West India Docks Act 1831
- Parliament of the United Kingdom
- Long title: An Act to consolidate and amend the several Acts for making the West India Docks.
- Citation: 1 & 2 Will. 4. c. lii
- Territorial extent: United Kingdom

Dates
- Royal assent: 23 August 1831
- Commencement: 23 August 1831
- Repealed: 23 December 1920
- Repeals/revokes: See § Repealed enactments
- Amended by: West and East India Dock Act 1838; East and West India Dock Company Act 1874;
- Repealed by: Port of London (Consolidation) Act 1920

Status: Repealed

Text of statute as originally enacted

= West India Docks Act 1831 =

Act of the Parliament of the United Kingdom

The West India Docks Act 1831 (1 & 2 Will. 4. c. lii) was an act of the Parliament of the United Kingdom that consolidated enactments relating to the construction and management of the West India Docks on the Isle of Dogs in London.

== Background ==
The West India Dock Company was incorporated by an Act of 1799 to build docks on the Isle of Dogs for the West India trade, with a compulsory clause requiring West Indian shipping to use the new docks.

== Provisions ==
=== Repealed enactments ===
Section 1 of the act repealed 7 enactments recited in the preamble to the act, so far as they related to the West India Dock Company.

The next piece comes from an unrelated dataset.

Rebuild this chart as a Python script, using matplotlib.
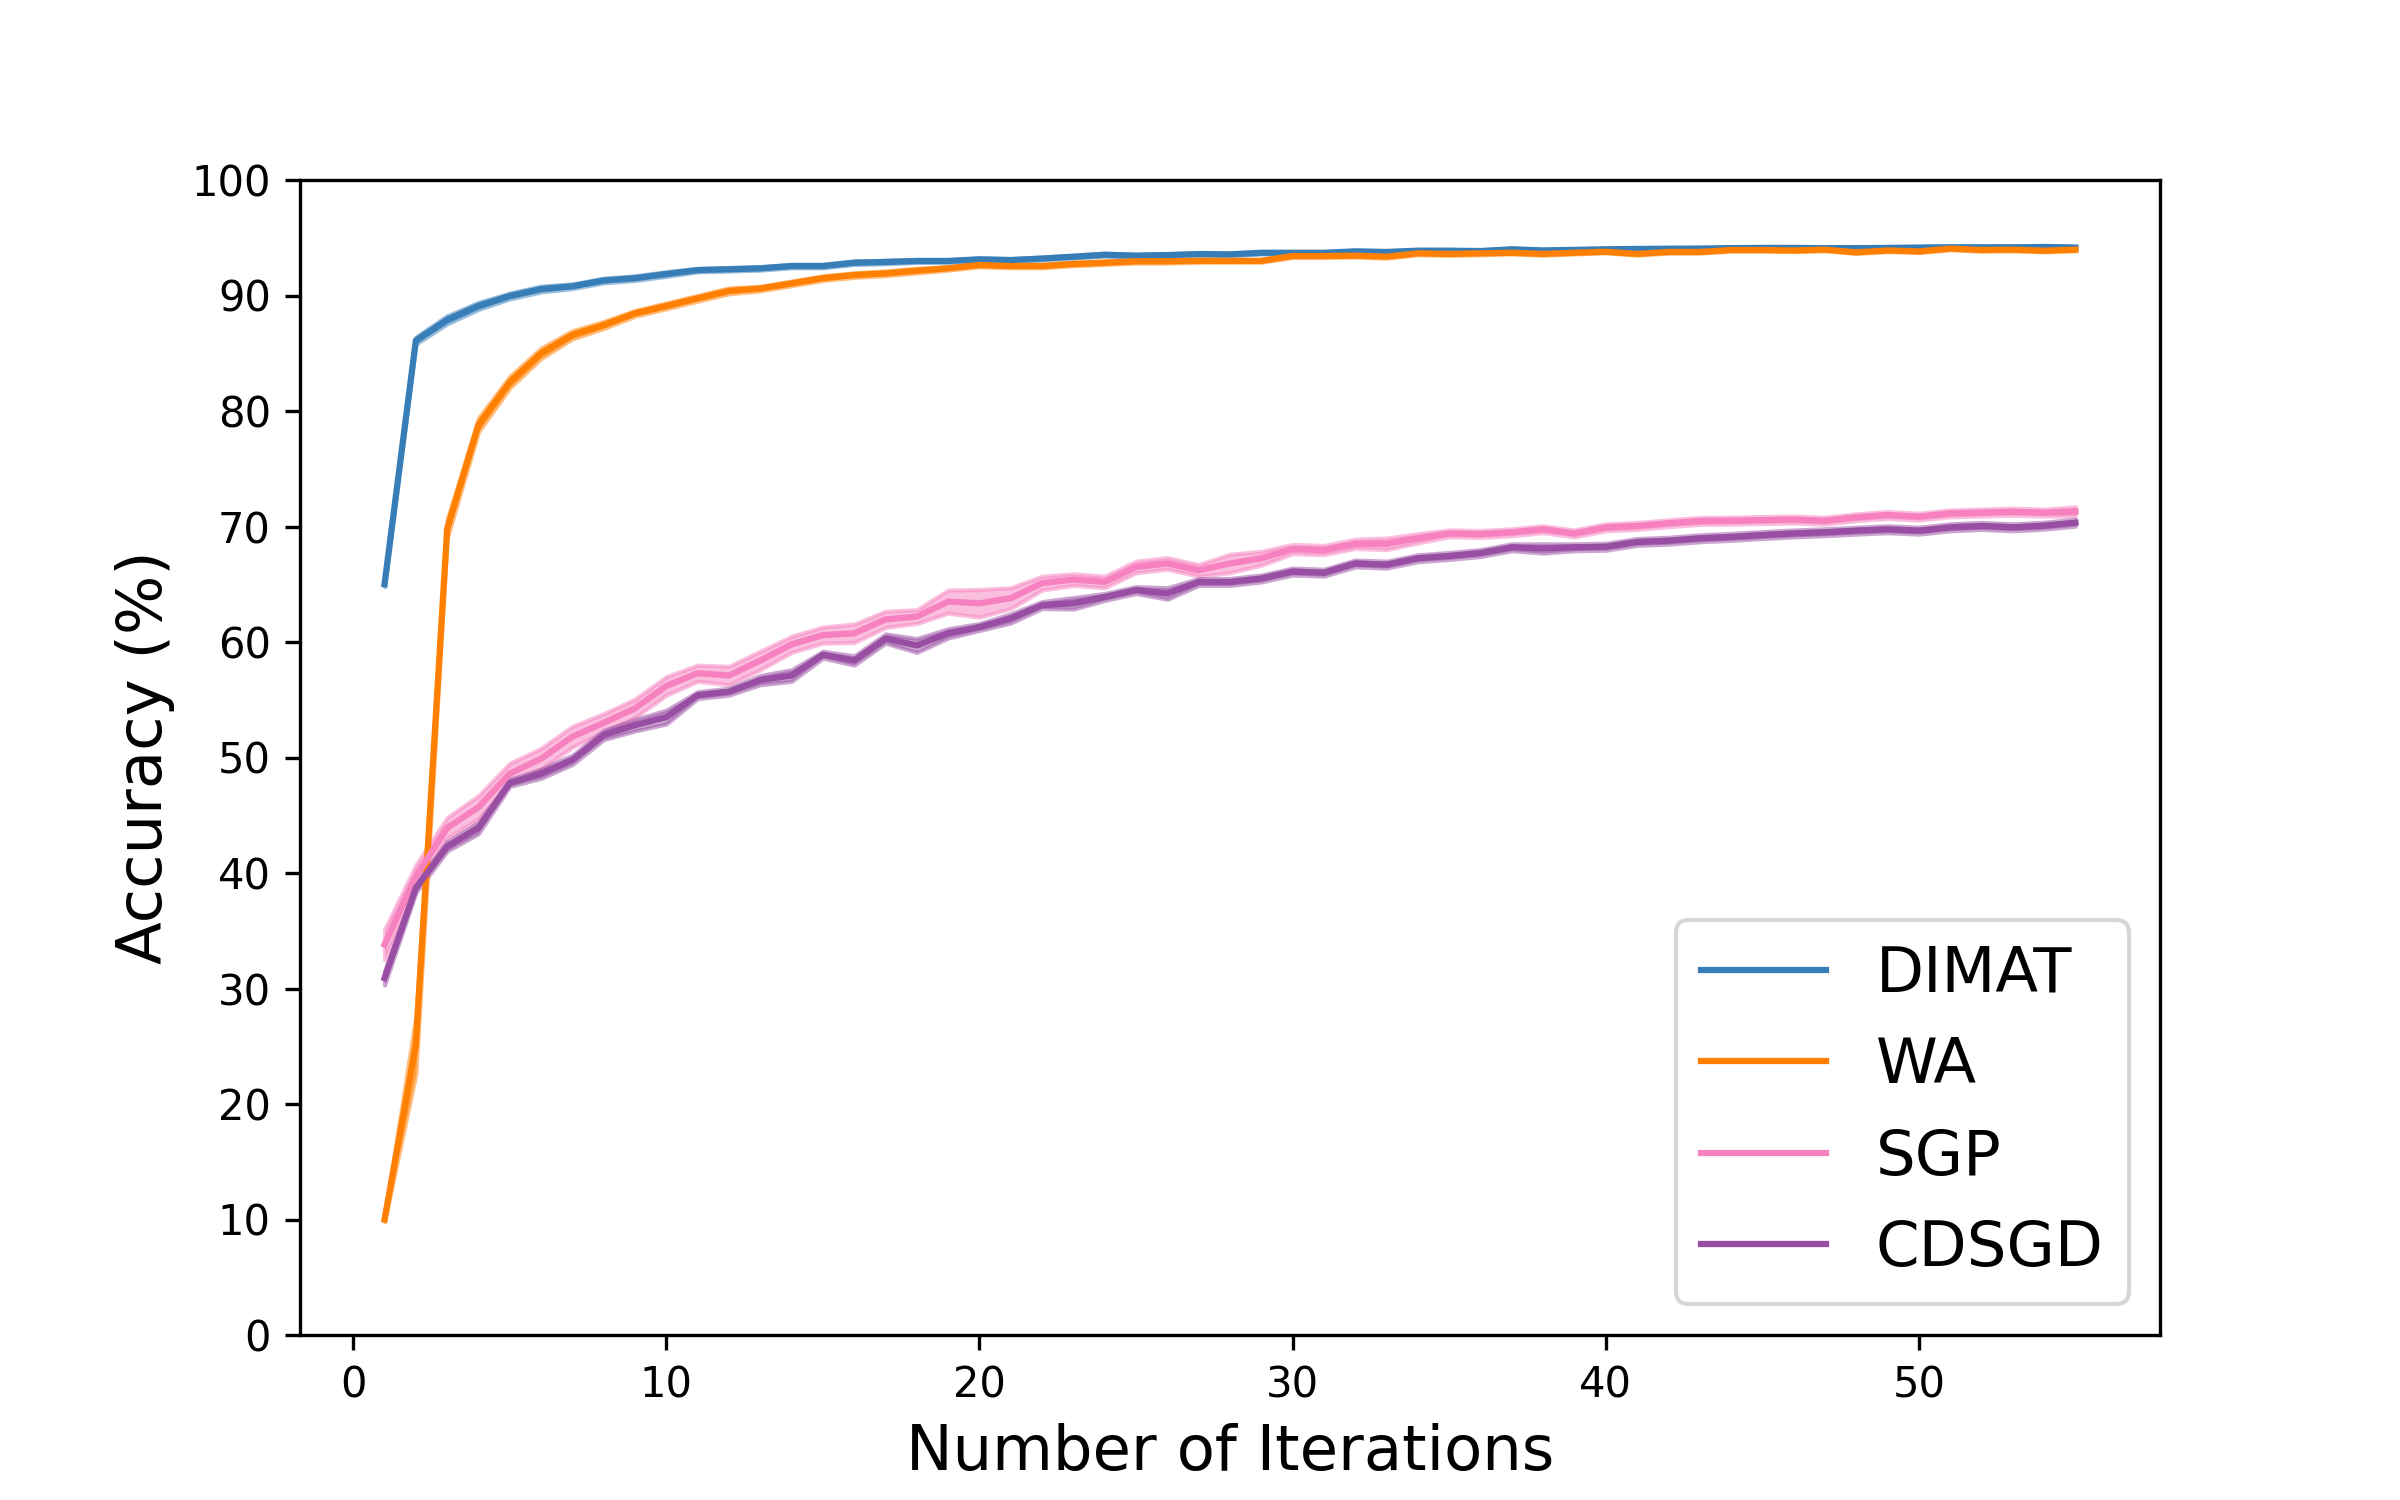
import numpy as np
import matplotlib
matplotlib.use('Agg')
import matplotlib.pyplot as plt

iterations = list(range(1, 56))

dimat_mean = [65.0, 86.1, 87.9, 89.1, 89.96, 90.56, 90.8, 91.3, 91.5, 91.86,
              92.2, 92.27, 92.35, 92.55, 92.55, 92.84, 92.9, 92.99, 92.99, 93.13,
              93.07, 93.2, 93.36, 93.53, 93.45, 93.5, 93.59, 93.56, 93.7, 93.7,
              93.7, 93.82, 93.77, 93.88, 93.88, 93.85, 94.0, 93.9, 93.95, 94.0,
              94.03, 94.05, 94.06, 94.1, 94.12, 94.12, 94.1, 94.1, 94.12, 94.15,
              94.17, 94.17, 94.17, 94.2, 94.15]
dimat_std = [0.2, 0.3, 0.35, 0.3, 0.25, 0.25, 0.2, 0.2, 0.2, 0.2,
             0.15, 0.15, 0.15, 0.15, 0.15, 0.15, 0.15, 0.12, 0.12, 0.12,
             0.12, 0.12, 0.12, 0.12, 0.12, 0.12, 0.1, 0.1, 0.1, 0.1,
             0.1, 0.1, 0.1, 0.1, 0.1, 0.1, 0.1, 0.1, 0.1, 0.1,
             0.1, 0.1, 0.1, 0.1, 0.1, 0.1, 0.1, 0.1, 0.1, 0.1,
             0.1, 0.1, 0.1, 0.1, 0.1]

wa_mean = [10.0, 25.1, 69.8, 78.8, 82.5, 85.0, 86.6, 87.45, 88.46, 89.1,
           89.76, 90.4, 90.6, 91.05, 91.5, 91.77, 91.92, 92.15, 92.35, 92.64,
           92.55, 92.55, 92.73, 92.84, 92.96, 92.96, 93.0, 93.0, 93.0, 93.42,
           93.42, 93.45, 93.36, 93.65, 93.6, 93.65, 93.7, 93.6, 93.7, 93.79,
           93.6, 93.77, 93.77, 93.94, 93.94, 93.9, 93.97, 93.74, 93.9, 93.82,
           94.06, 93.94, 93.97, 93.88, 93.97]
wa_std = [0.2, 2.5, 0.8, 0.6, 0.5, 0.45, 0.35, 0.3, 0.25, 0.25,
          0.25, 0.25, 0.2, 0.2, 0.2, 0.2, 0.2, 0.2, 0.15, 0.15,
          0.15, 0.15, 0.15, 0.15, 0.15, 0.15, 0.12, 0.12, 0.12, 0.12,
          0.12, 0.12, 0.12, 0.12, 0.12, 0.12, 0.1, 0.1, 0.1, 0.1,
          0.1, 0.1, 0.1, 0.1, 0.1, 0.1, 0.1, 0.1, 0.1, 0.1,
          0.1, 0.1, 0.1, 0.1, 0.1]

sgp_mean = [33.8, 39.7, 43.9, 45.7, 48.6, 49.9, 51.8, 53.0, 54.26, 56.2,
            57.3, 57.1, 58.4, 59.8, 60.6, 60.75, 61.96, 62.2, 63.5, 63.35,
            63.8, 65.1, 65.4, 65.2, 66.5, 66.8, 66.2, 66.8, 67.25, 68.05,
            67.96, 68.5, 68.5, 68.98, 69.4, 69.35, 69.5, 69.76, 69.4, 69.93,
            70.05, 70.28, 70.48, 70.5, 70.56, 70.6, 70.5, 70.8, 71.0, 70.85,
            71.14, 71.2, 71.28, 71.2, 71.3]
sgp_std = [1.3, 1.0, 0.9, 1.0, 0.9, 0.9, 0.9, 0.8, 0.8, 0.8,
           0.7, 0.8, 0.8, 0.7, 0.7, 0.8, 0.7, 0.6, 1.0, 1.2,
           0.9, 0.6, 0.5, 0.5, 0.5, 0.5, 0.5, 0.8, 0.6, 0.4,
           0.4, 0.4, 0.5, 0.4, 0.3, 0.3, 0.3, 0.3, 0.3, 0.3,
           0.3, 0.3, 0.3, 0.3, 0.3, 0.3, 0.3, 0.3, 0.3, 0.3,
           0.3, 0.3, 0.3, 0.3, 0.4]

cdsgd_mean = [30.9, 38.7, 42.3, 43.9, 47.8, 48.6, 49.8, 51.95, 52.8, 53.5,
              55.4, 55.7, 56.7, 57.1, 58.9, 58.4, 60.3, 59.7, 60.75, 61.3,
              62.05, 63.2, 63.35, 63.9, 64.5, 64.2, 65.2, 65.2, 65.5, 66.1,
              66.0, 66.8, 66.7, 67.25, 67.45, 67.7, 68.2, 68.1, 68.2, 68.25,
              68.66, 68.77, 68.98, 69.1, 69.26, 69.4, 69.5, 69.64, 69.76, 69.64,
              69.93, 70.05, 69.93, 70.07, 70.33]
cdsgd_std = [0.6, 0.4, 0.4, 0.5, 0.3, 0.4, 0.4, 0.4, 0.5, 0.6,
             0.3, 0.3, 0.4, 0.5, 0.3, 0.4, 0.4, 0.6, 0.4, 0.3,
             0.4, 0.3, 0.5, 0.3, 0.3, 0.5, 0.3, 0.3, 0.3, 0.3,
             0.3, 0.3, 0.3, 0.3, 0.3, 0.3, 0.3, 0.4, 0.3, 0.3,
             0.3, 0.3, 0.3, 0.3, 0.3, 0.3, 0.3, 0.3, 0.3, 0.3,
             0.3, 0.3, 0.3, 0.3, 0.3]

labels = ['DIMAT', 'WA', 'SGP', 'CDSGD']
colors = ['#377eb8', '#ff7f00', '#f781bf', '#984ea3']


def main():
    x = np.array(iterations)
    means = [dimat_mean, wa_mean, sgp_mean, cdsgd_mean]
    stds = [dimat_std, wa_std, sgp_std, cdsgd_std]

    fig, ax = plt.subplots(figsize=(8, 5), dpi=300)
    for m, s, lab, c in zip(means, stds, labels, colors):
        m = np.array(m)
        s = np.array(s)
        ax.plot(x, m, color=c, label=lab, linewidth=1.5)
        ax.fill_between(x, m - s, m + s, color=c, alpha=0.5)

    ax.set_ylim(0, 100)
    ax.set_yticks(range(0, 101, 10))
    ax.set_xlabel('Number of Iterations', fontsize=15)
    ax.set_ylabel('Accuracy (%)', fontsize=15)
    ax.legend(loc='lower right', fontsize=15)

    fig.savefig('out.png', dpi=300)


if __name__ == '__main__':
    main()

| Citation | Short title | Description | Extent of repeal |
|---|---|---|---|
| 39 Geo. 3. c. lxix | Port of London Improvement and City Canal Act 1799 | An Act for rendering more commodious and better regulating the Port of London. | So far as the same relate to the West India Dock Company. |
| 42 Geo. 3. c. cxiii | West India Dock Company Act 1802 | An Act to alter and amend an Act passed in the thirty-ninth year of His present Majesty's reign, intituled "An Act for rendering more commodious and for better regulating the Port of London," so far as the same relates to the concerns of the West India Dock Company thereby established, and for extending to other objects the compensations directed to be made by the said act. | The whole act. |
| 44 Geo. 3. c. vii | West India Docks Act 1804 | An Act for raising a further sum of money for carrying into execution an Act passed in the thirty-ninth year of the reign of His present Majesty, intituled "An Act for rendering more commodious and for better regulating the Port of London," and another Act passed in the forty-second year of the said reign, to alter and amend the first-mentioned act. | The whole act. |
| 47 Geo. 3. Sess. 2. c. xxxi | Port of London Improvement and City Canal Act 1807 | An Act to authorize the advancement of further sums of money out of the Consolidated Fund, to be applied in completing the canal across the Isle of Dogs, and erecting other works there, and for effecting other improvements of the Port of London, in execution of certain acts already passed for these purposes. | So far as the same relate to the West India Dock Company. |
| 47 Geo. 3. Sess. 2. c. 65 | Auction Duty Act 1807 | An Act to exempt sales of West India produce by the West India Dock Company, for payment of duties and charges, from the auction duty. | So far as the same relate to the West India Dock Company. |
| 10 Geo. 4. c. lxvii | West India Dock Company Act 1829 | An Act to enable the West India Dock Company to raise a further sum of money. | The whole act. |
| 10 Geo. 4. c. cxxx | City Canal Act 1829 | An Act for the sale of the City Canal, and for other purposes relating thereto. | The whole act. |

== Subsequent developments ==
The West India Docks merged with the East India Docks under the West and East India Dock Act 1838 (1 & 2 Vict. c. ix) to form the East and West India Dock Company.

The whole act was repealed by section 3 of, and the third schedule to, the Port of London (Consolidation) Act 1920 (10 & 11 Geo. 5. c. clxxiii), which came into force on 23 December 1920.